The most relevant points for a Notaire to verify during a transaction are the following:
a) the entitlement of the parties;
(b) the mortgage situation;
(c) the Town-planning; and
(d) the property verification.
(a) The Entitlement of the Parties
The Notaire is liable for examining the identity and the entitlement of all the parties involved in the contract. He would, for instance, be liable in the case of a non-binding act of sale if one of the parties is incapable. The Notaire verifies the capacity of the parties by requesting a legal copy of both birth and marriage certificates from City Hall.
Unlike other European Union countries such as Italy or Greece, there are no restrictions for a foreign citizen to buy Real Estate in France, according to article 11 of the French Civil Code.

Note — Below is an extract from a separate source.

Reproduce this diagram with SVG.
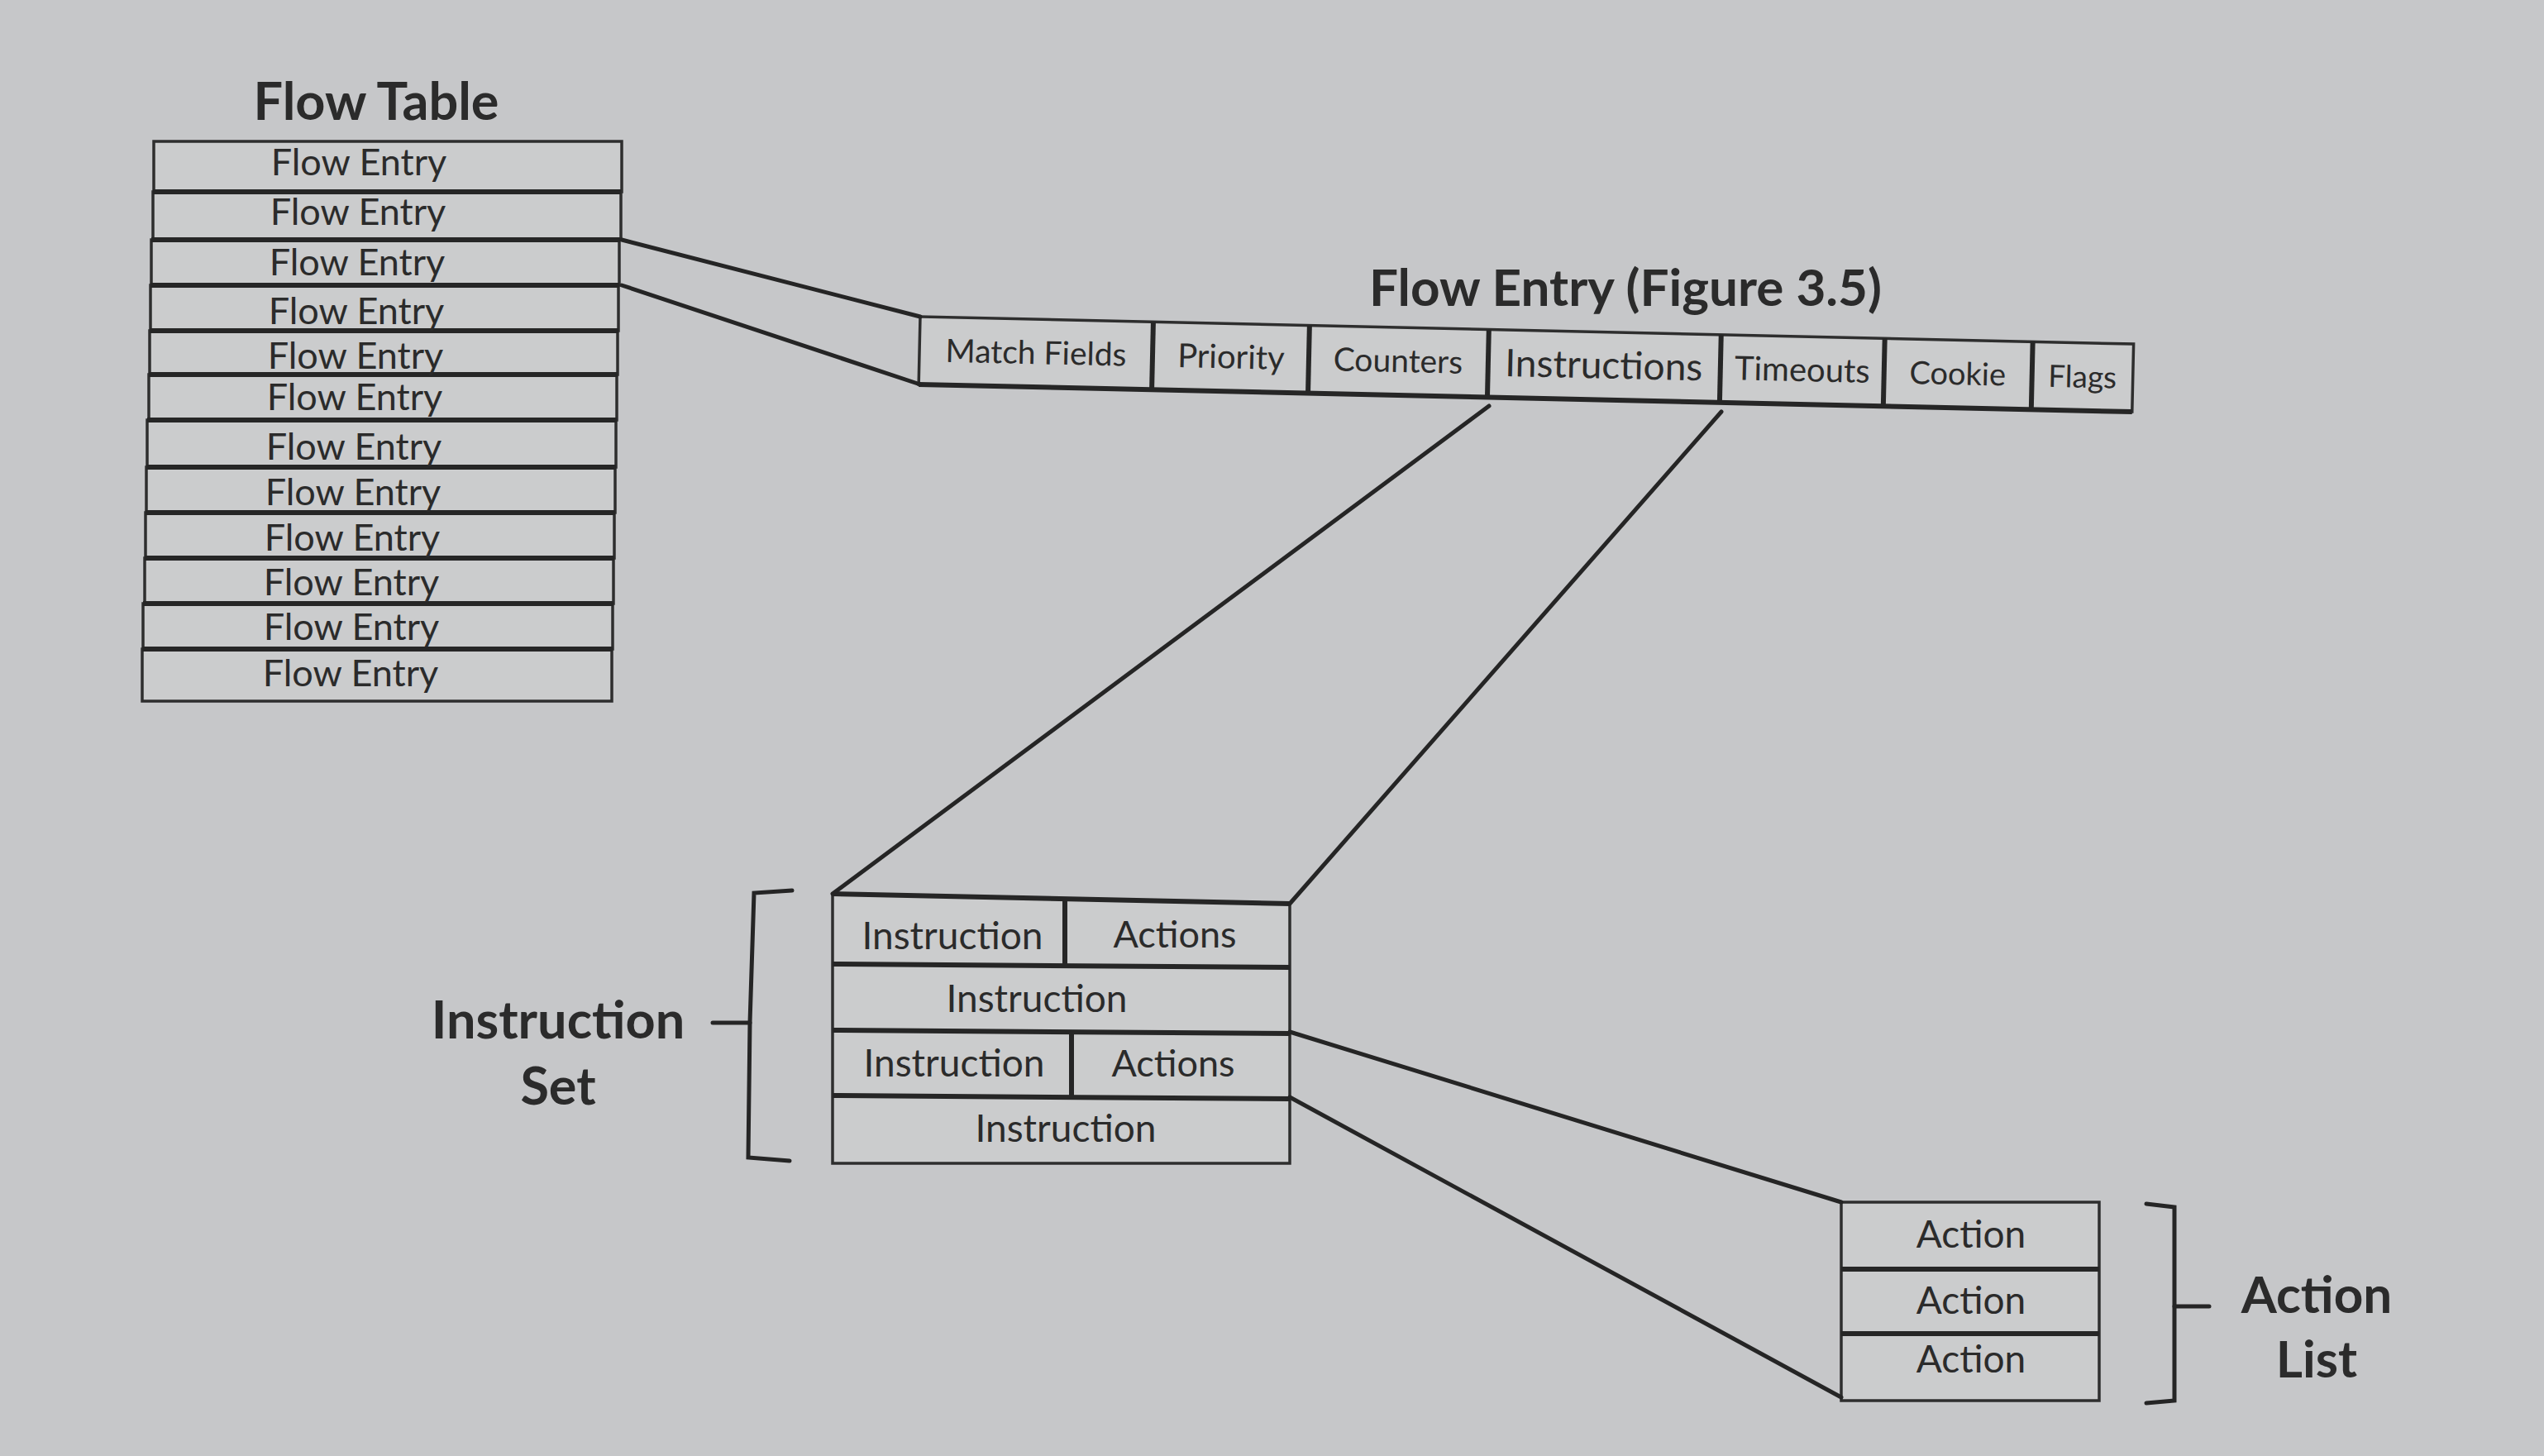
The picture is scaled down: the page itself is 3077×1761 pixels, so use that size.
<svg xmlns="http://www.w3.org/2000/svg" width="3077" height="1761" viewBox="0 0 3077 1761">
<style>
.bg{fill:#c6c7c9}
.box{fill:#cbcccd;stroke:#2e2e2e;stroke-width:3.5}
.sep{stroke:#262626;stroke-width:6}
.t{font-family:Lato,"Liberation Sans",sans-serif;fill:#2b2b2b;text-anchor:middle}
.b{font-weight:bold}
.con{stroke:#252525;stroke-width:5;fill:none;stroke-linecap:round}
</style>
<rect class="bg" x="0" y="0" width="3077" height="1761"/>

<g id="flow-table">
<text class="t b" x="455" y="145" font-size="63">Flow Table</text>
<rect class="box" x="186" y="171" width="566" height="61"/>
<rect class="box" x="185" y="232" width="566" height="58"/>
<rect class="box" x="183" y="290" width="566" height="55"/>
<rect class="box" x="182" y="345" width="566" height="55"/>
<rect class="box" x="181" y="400" width="566" height="53"/>
<rect class="box" x="180" y="453" width="566" height="55"/>
<rect class="box" x="178" y="508" width="567" height="57"/>
<rect class="box" x="177" y="565" width="567" height="55"/>
<rect class="box" x="176" y="620" width="567" height="55"/>
<rect class="box" x="175" y="675" width="567" height="55"/>
<rect class="box" x="173" y="730" width="568" height="55"/>
<rect class="box" x="172" y="785" width="568" height="63"/>
<line class="sep" x1="185" y1="232" x2="751" y2="232"/>
<line class="sep" x1="183" y1="290" x2="750" y2="290"/>
<line class="sep" x1="182" y1="345" x2="749" y2="345"/>
<line class="sep" x1="181" y1="400" x2="748" y2="400"/>
<line class="sep" x1="180" y1="453" x2="747" y2="453"/>
<line class="sep" x1="178" y1="508" x2="746" y2="508"/>
<line class="sep" x1="177" y1="565" x2="745" y2="565"/>
<line class="sep" x1="176" y1="620" x2="744" y2="620"/>
<line class="sep" x1="175" y1="675" x2="743" y2="675"/>
<line class="sep" x1="173" y1="730" x2="742" y2="730"/>
<line class="sep" x1="172" y1="785" x2="741" y2="785"/>
<g class="t" font-size="45">
<text x="434" y="212">Flow Entry</text>
<text x="433" y="272">Flow Entry</text>
<text x="432" y="333">Flow Entry</text>
<text x="431" y="392">Flow Entry</text>
<text x="430" y="446">Flow Entry</text>
<text x="429" y="496">Flow Entry</text>
<text x="428" y="556">Flow Entry</text>
<text x="427" y="611">Flow Entry</text>
<text x="426" y="666">Flow Entry</text>
<text x="425" y="720">Flow Entry</text>
<text x="425" y="774">Flow Entry</text>
<text x="424" y="830">Flow Entry</text>
</g>
</g>

<g id="flow-entry">
<text class="t b" x="1966" y="370" font-size="62">Flow Entry (Figure 3.5)</text>
<g transform="rotate(1.29 1113 383)">
<rect class="box" x="1113" y="383" width="1468" height="82"/>
<line class="sep" x1="1395" y1="383" x2="1395" y2="465"/>
<line class="sep" x1="1584" y1="383" x2="1584" y2="465"/>
<line class="sep" x1="1801" y1="383" x2="1801" y2="465"/>
<line class="sep" x1="2082" y1="383" x2="2082" y2="465"/>
<line class="sep" x1="2280" y1="383" x2="2280" y2="465"/>
<line class="sep" x1="2459" y1="383" x2="2459" y2="465"/>
<line class="sep" x1="1113" y1="465" x2="2581" y2="465"/>
<text class="t" x="1254" y="437" font-size="39">Match Fields</text>
<text class="t" x="1490" y="437" font-size="40">Priority</text>
<text class="t" x="1692" y="437" font-size="39">Counters</text>
<text class="t" x="1941" y="439" font-size="46">Instructions</text>
<text class="t" x="2181" y="437" font-size="40">Timeouts</text>
<text class="t" x="2369" y="437" font-size="38">Cookie</text>
<text class="t" x="2520" y="437" font-size="37">Flags</text>
</g>
</g>

<g id="instruction-set">
<polygon class="box" points="1007,1081 1560,1093 1560,1407 1007,1407"/>
<line class="sep" x1="1007" y1="1081" x2="1560" y2="1093"/>
<line class="sep" x1="1007" y1="1166" x2="1560" y2="1170"/>
<line class="sep" x1="1007" y1="1246" x2="1560" y2="1250"/>
<line class="sep" x1="1007" y1="1325" x2="1560" y2="1329"/>
<line class="sep" x1="1288" y1="1087" x2="1288" y2="1168"/>
<line class="sep" x1="1296" y1="1248" x2="1296" y2="1327"/>
<g class="t" font-size="46">
<text x="1152" y="1148">Instruction</text>
<text x="1421" y="1146" font-size="45">Actions</text>
<text x="1254" y="1224">Instruction</text>
<text x="1154" y="1302">Instruction</text>
<text x="1419" y="1302" font-size="45">Actions</text>
<text x="1289" y="1381">Instruction</text>
</g>
<path class="con" d="M958,1077 L912,1080 L907,1237 L905,1400 L955,1404"/>
<line class="con" x1="862" y1="1237" x2="907" y2="1237"/>
<text class="t b" x="675" y="1256" font-size="63">Instruction</text>
<text class="t b" x="675" y="1336" font-size="63">Set</text>
</g>

<g id="action-list">
<rect class="box" x="2227" y="1454" width="312" height="240"/>
<line class="sep" x1="2227" y1="1535" x2="2539" y2="1535"/>
<line class="sep" x1="2227" y1="1613" x2="2539" y2="1613"/>
<g class="t" font-size="46">
<text x="2384" y="1509">Action</text>
<text x="2384" y="1589">Action</text>
<text x="2384" y="1660">Action</text>
</g>
<path class="con" d="M2596,1456 L2630,1460 L2630,1694 L2596,1697"/>
<line class="con" x1="2630" y1="1580" x2="2672" y2="1580"/>
<text class="t b" x="2802" y="1588" font-size="62">Action</text>
<text class="t b" x="2802" y="1666" font-size="62">List</text>
</g>

<g id="connectors">
<line class="con" x1="752" y1="290" x2="1113" y2="383"/>
<line class="con" x1="752" y1="345" x2="1113" y2="465"/>
<line class="con" x1="1801" y1="491" x2="1007" y2="1081"/>
<line class="con" x1="2082" y1="498" x2="1560" y2="1093"/>
<line class="con" x1="1560" y1="1248" x2="2227" y2="1454"/>
<line class="con" x1="1560" y1="1327" x2="2227" y2="1690"/>
</g>
</svg>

(b) The Mortgage Situation
A Notaire cannot give the price of a transaction to the seller until he has checked the mortgage situation of the Real Estate to be sold. Upon the Notaire’s request, the Mortgage Registry delivers a document detailing the complete mortgage situation of the Estate. If any creditor secured by mortgage is recorded, the Notaire is liable for paying him with the price of the transaction before giving the balance to the seller.
This document is valid for two months after its delivery and binds the liability of the Mortgage Administration. The delivery of this document may take up to two months. Because of this kind of delay, Real Estate sales in France may take up to three months. Nevertheless, it permits the transaction to be secured, by the combination of the liabilities of both the Notaire and the Mortgage Registry Services.
(c) The Town-Planning
The Notaire must check the applicable Town-planning regulations on the Real Estate to be sold, and inform the buyer of the consequences of these regulations. He requests from a surveyor a complete report which he then encloses in the final sales agreement.

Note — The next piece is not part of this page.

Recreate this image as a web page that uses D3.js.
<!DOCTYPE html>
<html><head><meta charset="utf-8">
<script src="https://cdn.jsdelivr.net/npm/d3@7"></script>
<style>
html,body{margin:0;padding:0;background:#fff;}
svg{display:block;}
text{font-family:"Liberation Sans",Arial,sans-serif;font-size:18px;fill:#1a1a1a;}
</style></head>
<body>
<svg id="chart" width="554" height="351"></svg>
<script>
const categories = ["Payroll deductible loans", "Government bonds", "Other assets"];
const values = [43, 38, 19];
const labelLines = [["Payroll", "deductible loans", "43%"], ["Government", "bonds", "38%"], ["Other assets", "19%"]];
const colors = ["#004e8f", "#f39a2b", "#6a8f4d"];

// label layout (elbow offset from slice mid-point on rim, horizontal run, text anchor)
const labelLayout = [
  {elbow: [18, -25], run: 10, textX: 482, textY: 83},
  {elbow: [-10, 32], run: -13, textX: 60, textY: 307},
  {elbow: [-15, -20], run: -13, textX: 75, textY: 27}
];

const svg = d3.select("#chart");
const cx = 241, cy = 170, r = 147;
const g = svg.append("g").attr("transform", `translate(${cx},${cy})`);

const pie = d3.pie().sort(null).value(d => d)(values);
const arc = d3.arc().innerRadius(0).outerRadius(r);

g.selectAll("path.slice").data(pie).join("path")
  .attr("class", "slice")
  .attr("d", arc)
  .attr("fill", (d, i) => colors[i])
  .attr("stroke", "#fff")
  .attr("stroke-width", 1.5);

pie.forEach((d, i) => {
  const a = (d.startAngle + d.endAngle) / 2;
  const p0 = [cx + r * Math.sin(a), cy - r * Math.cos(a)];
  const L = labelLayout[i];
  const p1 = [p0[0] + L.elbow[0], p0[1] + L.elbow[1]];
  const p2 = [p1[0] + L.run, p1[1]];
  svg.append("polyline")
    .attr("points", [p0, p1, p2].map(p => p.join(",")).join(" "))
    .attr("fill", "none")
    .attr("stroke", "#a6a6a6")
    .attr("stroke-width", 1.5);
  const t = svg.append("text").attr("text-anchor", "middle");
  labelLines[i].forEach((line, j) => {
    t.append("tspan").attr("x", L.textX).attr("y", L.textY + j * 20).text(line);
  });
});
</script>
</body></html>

Among the rules to be verified, the Notaire may, for instance, verify that there is no easement on a piece of the property. The surveyor is liable for the content of the delivered document while the Notaire is liable for controlling and reporting it to the buyer. In addition to the mortgage document, the delivery of the above-mentioned document requires a certain delay. Still, it provides the guarantee of a secured transaction.
If the buyer wishes to build or to change the use of the building (for instance, buying a shop to transform it into an apartment), a building permit is necessary and its delivery may take up to six months. The investor will then be fully counselled by the Notaire on matters such as delivery proceedings and how to link the permit with the Real Estate contract.

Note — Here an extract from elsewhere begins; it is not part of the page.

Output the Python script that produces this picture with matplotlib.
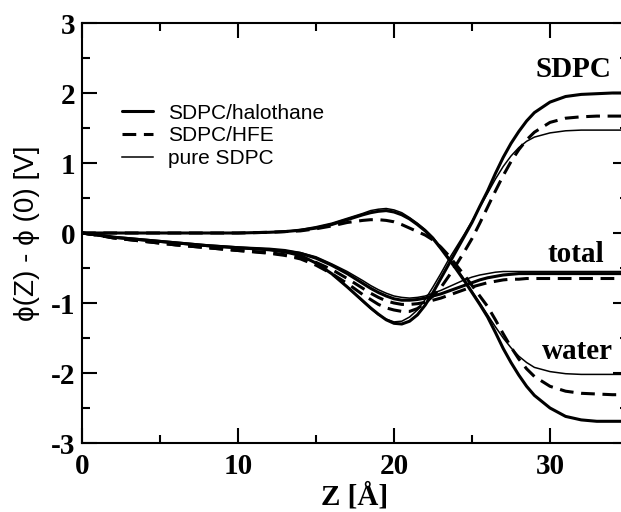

(d) The Property Verification
The Notaire must verify the property title. He must search up to thirty years before the transfer of title which is the limitation period for all Real Estate transactions to be brought to court.
The Notaires must also keep their deeds for one hundred years after their execution.
The property verification is essential to prevent any type of litigation, and particularly when the assets have been acquired through a deceased Estate.
The above-mentioned examinations by the Notaire are the predominant ones. However, others such as clearing preemptive rights or balancing the account with the co-owner’s manager do exist. Generally three months are necessary for all the examinations and allow any buyer to be fully secured during the transfer of title.